Apabila alih-alih dijaga keberdayaannya, dan akan gantinya keberdayaan kekuatan lokal diperlemah untuk bisa dikooptasi untuk kepentingan yang dibilangkan sebagai kepentingan nasional yang masih saja berparadigma pertumbuhan, dan kesejahteraan rakyat tidak dipandang sebagai tujuan melainkan sebagai bagian dari suatu ‘trade-off’ saja, maka masalah yang timbul sebagai akibat kegagalan menjaga keberlangsungan lingkungan tidak akan segera bisa diatasi.  Apabila semua tertib kehidupan hanya diatur dengan hukum yang datang dari pusat, sedangkan peraturan daerah juga hanya memperkuat aspirasi pusat daripada daerah, maka yang terjadi akan tetap merupakan kegiatan yang eksplotatif daripada yang empowering.  Maka apabila alternatif pemecahan masalah harus dicari, maka alternative itu mungkin hanya bisa ditemukan dalam strategi yang ditunjukkan Professor Chambers sebagai the strategy of development from the backdoor.  [***]    
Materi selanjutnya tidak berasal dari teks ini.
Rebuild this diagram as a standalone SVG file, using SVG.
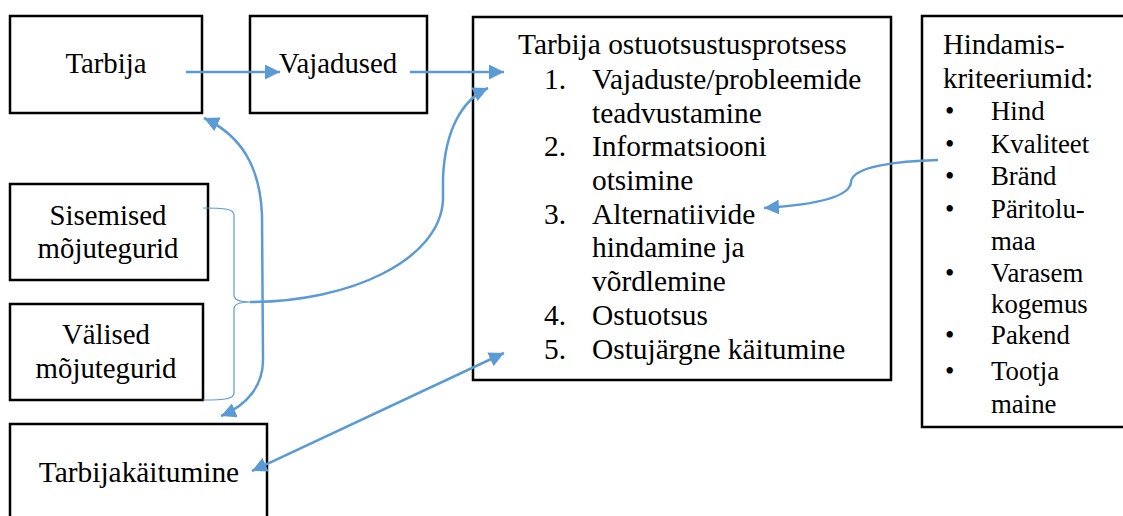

Pemaparan kedua disampaikan oleh Direktur Eksekutif Nasional Wahana Lingkungan Hidup Indonesia yaitu Bang Abert Nego Tarigan dengan judul presentasi beliau “mengembalikan hak rakyat atas sumber daya alam”. Materi pertama dalam presentasi Bang Abert menjelasakan tentang krisis lingkungan hidup dimana menurut beliau penyebab utama dari krisis lingkungan hidup adalah :(a) alih fungsi lahan, (b) pencemaran, (c) degradasi dan deforestasi. Hal ini disebabkan oleh pembukaan pertambangan, perkebunan besar, pariwisata, industri dan pembangunan infrasturuktur diareal tanaman pangan dan atau daerah penyangganya. Sedangkan dampak dari krisis lingkungan menyangkut tentang : di tahun 2012, terjadi 503 kali banjir dan longsor yang menewaskan 125 orang,serta kebakaran hutan dan lahan sekurang – kurangnya 17,000 ha.  Diperkirakan 470 Daerah Aliran Sungai rusak. sedang dampak krisis lingkungan bersifat ekologi berdampak pada : (a) korban nyawa, (b) menurunnya produktifitas rakyat dan (c) hilangnya sumber penghidupan rakyat.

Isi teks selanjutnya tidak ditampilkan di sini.